The XX Factor

The Sports World to Gay Fans: Don’t Be Gay (For a While)

FIFA President Sepp Blatter

Photo by ABBAS MOMANI/AFP/Getty Images

As if it weren’t hard enough already to be gay and like sports at the same time, now there’s this: A Russian lawmaker has announced that the country’s viciously homophobic laws will remain in effect during the 2014 Winter Olympics in Sochi. Those laws, you might recall, don’t just make homosexuality a crime; they also criminalize pro-gay speech, same-sex public affection, and even pro-gay paraphernalia. Any gay fan who attends the Olympics—and any gay athlete who participates—thus risks fines, arrest, and imprisonment simply for being openly gay.

Some, including Slate’s June Thomas, are skeptical that Russia will wreck its Olympics with a homophobic crackdown, noting that the significance of the games might actually give pro-gay fans leverage to protest. And NBC sports group chairman Mark Lazarus has stated that the International Olympics Committee “obviously believes in equality and opportunity for all.” But Lazarus also hedged, conceding that Russia has “a law that is the law of their land” and that the IOC simply hoped that the law wouldn’t “affect us or the athletes.”

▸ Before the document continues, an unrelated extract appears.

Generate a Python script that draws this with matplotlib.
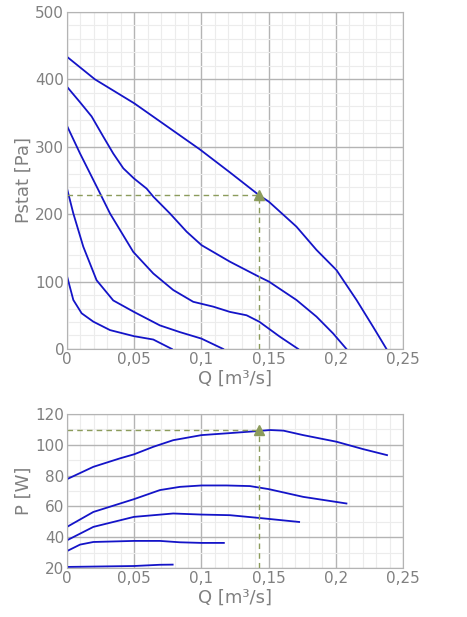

It gets worse. Gay fans and athletes at the Olympics won’t just have the law to worry about in Sochi; they’ll also need to avoid those operating outside the law. Recently, Russia has been racked with vicious acts of homophobic violence as vigilantes abduct, humiliate, mutilate, and torture gay teens across the country. Thus far, law enforcement has been remarkably lax in preventing and prosecuting these attacks—perhaps because the victims’ very existence is just as illegal as the violence against them.

How can a gay fan or athlete stay safe during the Olympics, then? The answer: Don’t be gay—or at least, don’t be gay while you’re watching sports. That’s the tacit takeaway from the IOC’s vague proclamations, and the logical conclusion for anyone monitoring the situation.

And it’s not just Olympics fans who’ll need to go back into the closet to enjoy their favorite sport in person. In 2022, the FIFA World Cup will be held in Qatar, a predominantly Muslim country that bans same-sex relations. FIFA’s solution? Once again, don’t be gay. According to FIFA president Sepp Blatter—who later apologized, rather lamely, for his remarks—gay people “should refrain from sexual activities” while watching the game. (Imagine if he gave the same advice to straight people.)

“We are living in a world of freedom,” Blatter continued by way of explanation, though Qatar “is another culture because it is another religion.” But not to worry: “In football, we have no boundaries.”

Well, yes, actually, there is that one boundary—the proscription of homosexuality in the country hosting the World Cup. But based on Blatter’s crass and insulting remark, it matters little to FIFA that gay fans and athletes will have to trade in their liberty in order to attend the games.

Conflicts like these are bound to grow more common as the world becomes increasingly dichotomized vis-à-vis gay rights. Some countries believe gay people have a right to live openly and with dignity; some countries believe gay people belong in jail. There’s no real middle ground, and the sports world is deluding itself if it thinks it can find one. Organizations like FIFA have a much-ballyhooed self-mythology about breaking international boundaries while respecting local cultures. But when local cultures don’t respect gay fans and athletes, the sports world has to pick a side. So far, it’s chosen the side of the homophobes. And gay sports fans who don’t care to go back in the closet have no other option than to just go home.